Daniel a pris de la puissance grâce à la température élevée de la Méditerranée, qui a atteint environ 28 degrés cet été. L’atmosphère humide et chaude depuis plusieurs semaines a permis au cyclone de se recharger et de décharger ensuite ses flots sur le bassin méditerranéen, puis la Libye.
Les régions côtières, ainsi que les zones tropicales et subtropicales, comme la mer Méditerranée, sont les plus affectées par ces évènements climatiques extrêmes. « Cela s’explique par le fait que ces régions sont plus susceptibles d’expérimenter des températures de surface de la mer élevées, favorisant ainsi la formation de cyclones tropicaux et d’orages », détaille le climatologue.

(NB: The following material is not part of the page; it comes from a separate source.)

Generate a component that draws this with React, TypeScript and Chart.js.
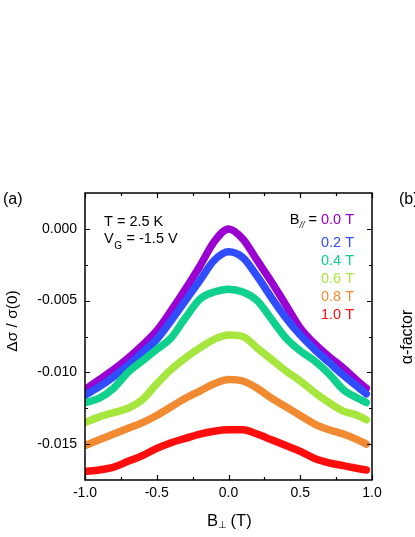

Par ailleurs, les pays proches des littoraux sont davantage soumis aux inondations « en raison de l’élévation du niveau de la mer due à la fonte des glaciers » et à « l’expansion thermique de l’eau », précise encore Davide Faranda. Pour faire simple, quand la température de l’océan monte, l’eau de mer se dilate, augmentant ainsi son volume.
Adaptation insuffisante
Ces connaissances scientifiques sur le lien entre changement climatique et inondations ne sont pas nouvelles. Mais les conclusions du Giec, parfois absconses pour le grand public, sont devenues réelles et observables ces dernières semaines.
Plus encore, les inondations meurtrières sont venues réimposer la question urgente de l’adaptation de nos territoires aux aléas climatiques. La construction d’infrastructures résistantes aux risques et l’utilisation de solutions naturelles telles que les plaines inondables sont des exemples de mesures d’adaptation.
En Libye, les experts affirment que l’ampleur de la catastrophe a ainsi été considérablement amplifiée par l’effondrement des infrastructures et l’insuffisance des alertes. « Il s’agit d’une tragédie dans laquelle le climat et les capacités d’intervention et de prévention sont entrés en collision pour provoquer cette terrible tragédie », déclarait le 15 septembre Martin Griffiths, le responsable de l’aide humanitaire de l’ONU.
Du côté de l’Europe, le gouvernement grec a essuyé des critiques acerbes de l’opposition et d’habitants victimes des inondations, dans lesquelles 17 personnes ont perdu la vie. Les images diffusées par des médias d’habitants réfugiés sur les toits de leur maison désespérés de voir arriver les secours ont écorné l’image du gouvernement. Acculé par les critiques, le Premier Ministre, Kyriakos Mitsotakis, a promis d’augmenter les moyens alloués à la lutte contre les effets du changement climatique.
Les phénomènes météorologiques extrêmes tels que les tempêtes, les vagues de chaleur et les inondations ont été à l’origine de 85 000 à 145 000 décès en Europe au cours des quarante dernières années, rappelle l’Agence européenne pour l’environnement sur son site. Les pertes économiques liées aux aléas climatiques sur le continent européen ont atteint environ 500 milliards d’euros au cours de la même période.